Special holiday traditions add spice to the season

The holidays are a time for trees adorned in lights, lit menorahs, abundant gifts, family time and lots of great food. Sometimes families have special and unique ways to celebrate setting themselves apart.

A popular German-American legend is the one of the pickle ornament. Around the late 1800s, Woolworth began selling fruit and vegetable shaped ornaments from Germany. Someone claimed that it was a German tradition to hang a pickle as the last ornament on the tree, and since then, it has become a popular widespread American tradition.
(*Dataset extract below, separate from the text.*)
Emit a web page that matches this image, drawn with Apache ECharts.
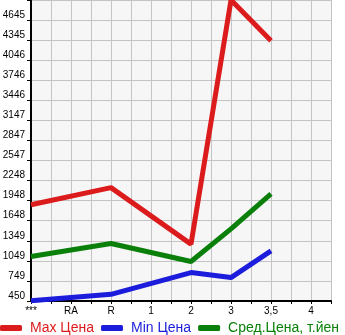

Sophomore Emily Gaspar, who is a 1st generation Hungarian said: “We celebrate the Hungarian ‘Szent Mikulás’-or St. Nicholas Day on December 6.” Gaspar’s family sets out boots on their front porch for ‘Szent Mikulás’ to come fill up with sweets. Whether or not they get sweets depends on whether they’re naughty or nice, which is very similar to the American idea of Santa Claus.

Sophomore Lee Watts’ family has created a little friendly competition.

“On Christmas, whenever my family (members) call each other, we have to say ‘Christmas gift’, and whoever says it first wins,” he said. “It’s a lot of fun.”

In Canada, many celebrate Boxing Day-which is traditionally when churches would open alms boxes for the poor. The holiday originated in the UK almost a millennium ago.

“I always have Christmas breakfast and go to an annual Boxing Day party,” sophomore Violet Rumble said.

Rumble’s mother’s best friend has kept up the Boxing Day tradition for years.

Some families, like sophomore Kylie Nifong’s, create traditions to bring themselves closer to each other.

“Every Christmas my family stands in a circle holding candles, and each person says what they’re thankful for, then passes the flame,” Nifong said. “My mom cries every time.”

Sophomore Sophia Donadio adds something special to the usual post-Christmas cleanup.

“After Christmas, we set our tree on fire,” Donadio said. Her family started this tradition years ago when they were having a normal bonfire after Christmas, and someone decided to throw the tree in. “It’s a unique tradition…and the fire is always entertaining.”

To celebrate the New Year, many people of Latin American descent wear colorful underwear on New Year’s Eve into the New Year for good luck. Different colors symbolize different achievements and desires, and although it’s traditionally Latin American, the whimsical tradition has spread throughout the United States.

Whether they are culturally traditional or family-oriented traditions, there are many unique ways to share in the holidays.